By far the majority of last year’s nearly 2,800 war-related civilian deaths were caused by armed insurgents. Air attacks were the biggest cause of civilian deaths caused by U.S., NATO and Afghan forces, but such deaths dropped by half in 2010 compared to 2009.
About 150,000 foreign troops are now in Afghanistan, two-thirds of them from the U.S.
Meanwhile, commentators are analyzing the May 26 vote in which the U.S. House of Representatives came within a hair of passing an amendment calling for steps to end the Afghanistan war.
“It may seem counterintuitive to count failing to adopt an amendment as ‘taking an action,’ but in terms of consequences, it is taking action,” Just Foreign Policy’s Robert Naiman wrote May 27 on the organization’s blog.
Naiman said the over 200 Democratic and Republican votes cast for the measure introduced by Reps. Jim McGovern, D-Mass., and Walter Jones, R-N.C., were a warning to President Obama to announce a significant withdrawal of U.S. troops this summer or risk defeat in the House the next time the subject comes up.
Naiman noted that House Minority Whip Steny Hoyer, D-Md., “a leader among center-right Democrats” on national security issues, joined Minority Leader Nancy Pelosi, D-Calif., in voting for the amendment (she backed McGovern’s anti-war amendment last year, but he did not.)
Writing for Politico, David Rogers said House Democrats “are showing real unity for the first time in pressuring President Barack Obama on Afghanistan – with influential moderates now expressing their impatience alongside the anti-war left that drove the early Iraq war debate.”
Rogers quoted Rep.

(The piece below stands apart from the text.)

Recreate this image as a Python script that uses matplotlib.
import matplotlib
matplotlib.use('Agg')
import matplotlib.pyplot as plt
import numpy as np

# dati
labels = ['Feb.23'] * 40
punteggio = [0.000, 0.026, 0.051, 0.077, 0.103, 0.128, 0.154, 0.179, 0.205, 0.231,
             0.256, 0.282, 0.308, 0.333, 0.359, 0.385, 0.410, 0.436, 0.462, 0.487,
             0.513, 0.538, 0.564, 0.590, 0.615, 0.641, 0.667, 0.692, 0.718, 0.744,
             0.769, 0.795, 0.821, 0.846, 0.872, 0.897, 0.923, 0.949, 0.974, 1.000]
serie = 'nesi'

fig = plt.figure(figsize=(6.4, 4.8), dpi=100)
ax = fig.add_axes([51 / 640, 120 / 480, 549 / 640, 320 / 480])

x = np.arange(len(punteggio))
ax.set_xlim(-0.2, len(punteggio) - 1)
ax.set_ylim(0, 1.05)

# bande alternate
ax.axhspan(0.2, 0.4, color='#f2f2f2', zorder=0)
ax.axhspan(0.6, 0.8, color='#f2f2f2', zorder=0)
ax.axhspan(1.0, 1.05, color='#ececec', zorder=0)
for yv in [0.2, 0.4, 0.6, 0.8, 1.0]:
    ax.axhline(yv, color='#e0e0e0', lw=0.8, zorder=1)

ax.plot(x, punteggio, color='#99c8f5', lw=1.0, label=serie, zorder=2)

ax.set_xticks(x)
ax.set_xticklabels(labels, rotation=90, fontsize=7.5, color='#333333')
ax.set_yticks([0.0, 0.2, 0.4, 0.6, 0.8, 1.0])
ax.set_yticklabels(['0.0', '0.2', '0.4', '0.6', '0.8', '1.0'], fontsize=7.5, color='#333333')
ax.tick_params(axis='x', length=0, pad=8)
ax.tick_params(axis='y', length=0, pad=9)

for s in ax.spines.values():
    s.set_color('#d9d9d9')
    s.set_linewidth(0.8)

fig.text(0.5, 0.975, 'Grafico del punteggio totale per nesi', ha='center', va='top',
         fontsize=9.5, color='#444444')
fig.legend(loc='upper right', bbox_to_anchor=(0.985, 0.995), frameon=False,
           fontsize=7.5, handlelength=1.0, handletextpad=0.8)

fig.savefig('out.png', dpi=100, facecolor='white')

Howard Berman, D-Calif., ranking Democrat on the House Foreign Affairs Committee: “I saw it as a vote to manifest my growing impatience … I made a conscious shift. This was the first time I had done that.”
In the Senate, California Democrat Barbara Boxer’s “Safe and Responsible Redeployment of U.S. Combat forces from Afghanistan Act of 2011,” introduced earlier this year, has five co-sponsors. It would express the Senate’s support for Obama’s plan to start withdrawing combat troops from Afghanistan in July, and require the president to give Congress a plan and an end date for the redeployment. The bill, S. 186, is currently before the Senate Foreign Relations Committee.